In this manifesto, Luther uses a metaphor of three walls to describe what is seemingly a catch-22 situation.  The Pope was all-powerful and was the only one who could translate the Bible. If a person wished to challenge this, they would have to call a council – and the only person who could call council was the Pope!  Luther dispels this belief with his teachings. 
According to the Britannica Encyclopedia:
The role of Luther Luther said that what differentiated him from previous reformers was that they attacked the life, he the doctrine of the church. Whereas they denounced the sins of churchmen, he was disillusioned by the whole scholastic scheme of redemption. The assumption was that man could erase his sins one by one through confession and absolution in the sacrament of penance. Luther discovered that he could not remember or even recognize all of his sins, and the attempt to dispose of them one by one was like trying to cure smallpox by picking off the scabs. Indeed, he believed that the whole man was sick. The church, however, held that the individual was not too sick to make up for bad deeds by some good deeds. God gave to all a measure of grace. If human beings lay hold of it and did the best they could, God would reward them with a further gift of grace with which they could perform deeds of genuine merit, which would give them credit before God. Human beings might even die with more than enough credits for salvation. These extra credits constituted a treasury of the merits of the saints, from which the pope could make transfers to those whose accounts were in arrears. The transfer was called an indulgence and for this, in Luther's day, the grateful recipient made a contribution to the church.
 "The continental Reformation- Germany, Switzerland, and France."
Britannica 2001 Standard Edition CD-ROM.
Copyright © 1994-2001 Britannica.com Inc.   November 12, 2002.

The text of the  "An Open Letter to The Christian Nobility" is a good summary of the main ideas published in Martin Luther's "Ninety-five Theses."  However, here are his "Ninety-five Theses" for those of you who would like to read the whole thing.

Please readMencher, Liaisons  125-136 Martin Luther (1483-1546) "An Open Letter to The Christian Nobility" 1520.
A lot of the primary texts concerning the Reformation can be found here.
 
 


Lucas Cranach the Elder. 
"Passional Christi und Antichristi." 
Woodcut. 1521.
Northern Renaissance, Germany
 


Matthew Chapter 21


12  Jesus entered the temple area and drove out all those 


engaged in selling and buying there.

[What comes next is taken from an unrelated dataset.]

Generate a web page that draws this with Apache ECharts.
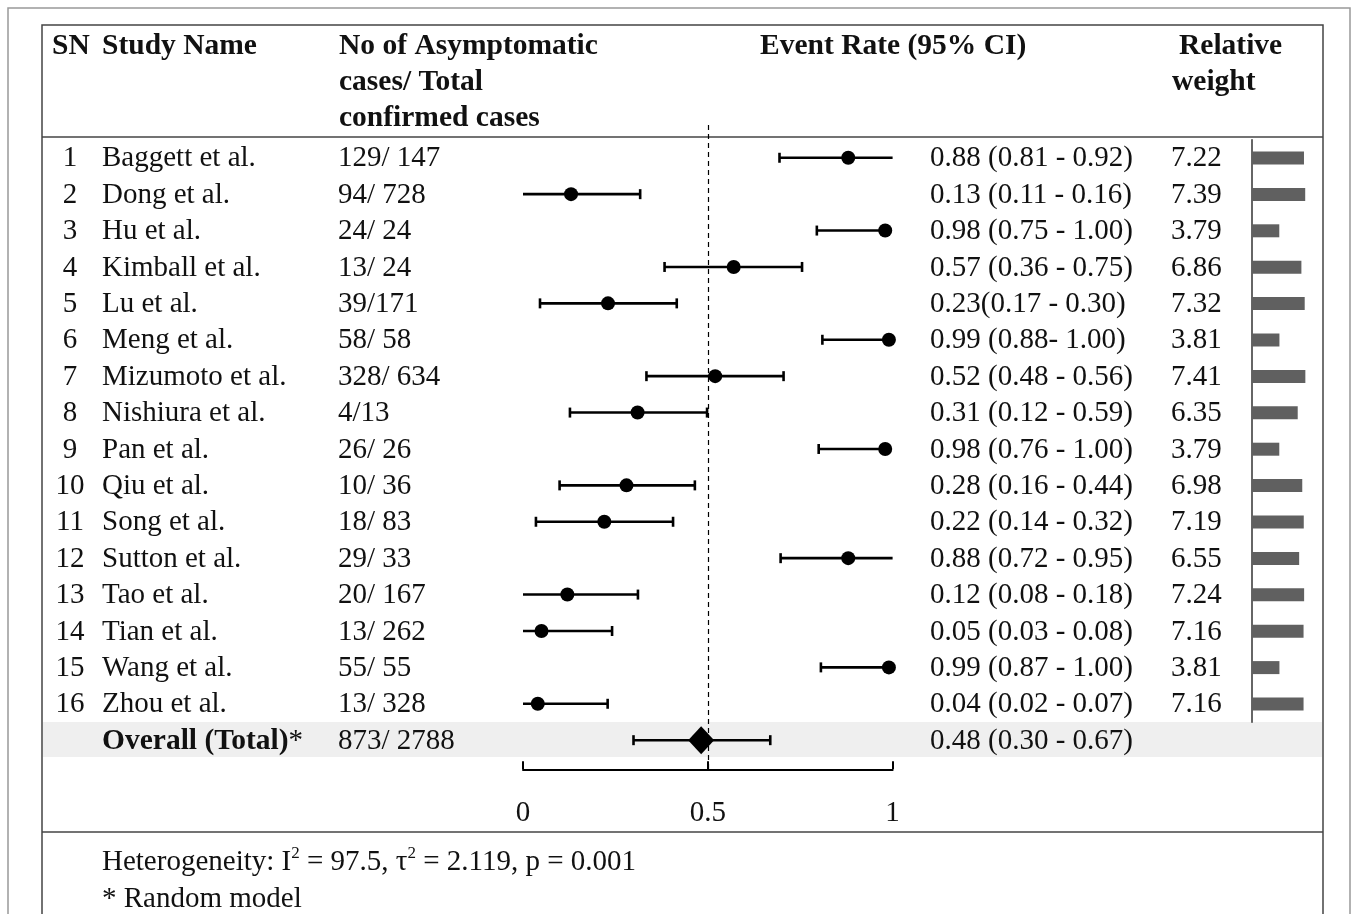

He overturned the tables 


of the money changers and the seats of those who were selling doves. 


13 And he said to them, "It is written: 'My house shall be a house of 
prayer,' but you are making it a den of thieves." 


Form:  These are two prints presented in the form of a diptych (two images side by side).  The two images by Lucas Cranach demonstrate a large amount of fine detail even though this is hard to do with woodcut printmaking.

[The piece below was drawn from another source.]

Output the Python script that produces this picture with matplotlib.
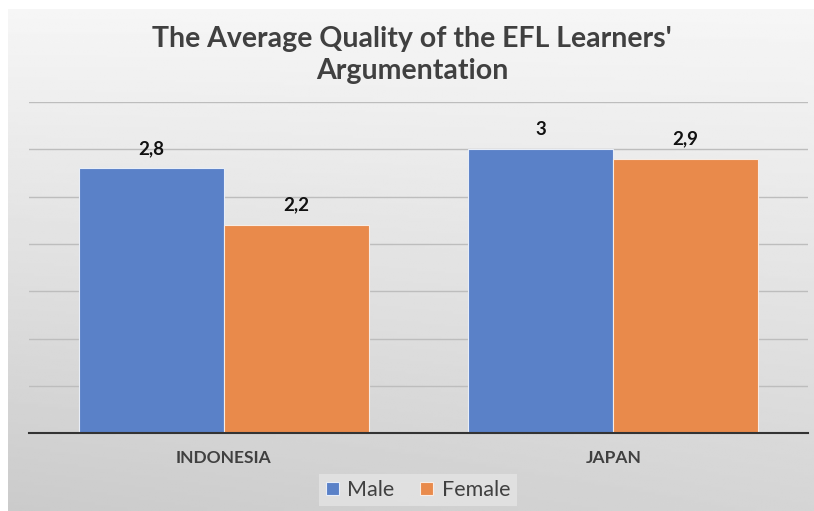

The images also demonstrate that by this time linear perspective and anatomical accuracy were common place expectations for almost all art.


Iconography: The image on the left depicts Jesus in the manner to which the audiences of the Renaissance would have come to expect him and his disciples to look like.  He is a young bearded man in a robe; however, the people he thrashes are all wearing clothing contemporary to Germany in the 1500's.  The temples architecture is also familiar and typical for a church from the 16th century.  This is designed to draw the audience in and make them identify with the sinners in the image.  This device is referred to as a genre element.  Art historians use the term genre to describe images that depict people and events from everyday life.


The right hand image shows a scene similarly useing genre elements in which the Pope (who wears the Papal tiara or crown) is seated on a comfortable cushion while he is surrounded by his bishops (note the hats).


In this picture from a Lutheran devotional (and propagandist) booklet, Christ (on the left) is driving the moneychangers out of the temple, in contrast to the Pope, who is shown as a hawker of indulgences. The picture originated as a woodcut by Lucas Cranach the Elder the court painter for the Elector of Saxony and a close friend of Luther's.


Context:  The image at left is a representation of this Bible passage from the book of Matthew.  Cranach and Luther got together on this one to illustrate the text from the Bible but also to update it.  This image would have been distributed as a piece of propaganda against the Catholic Church and used to illustrate Luther's new and radical ideas.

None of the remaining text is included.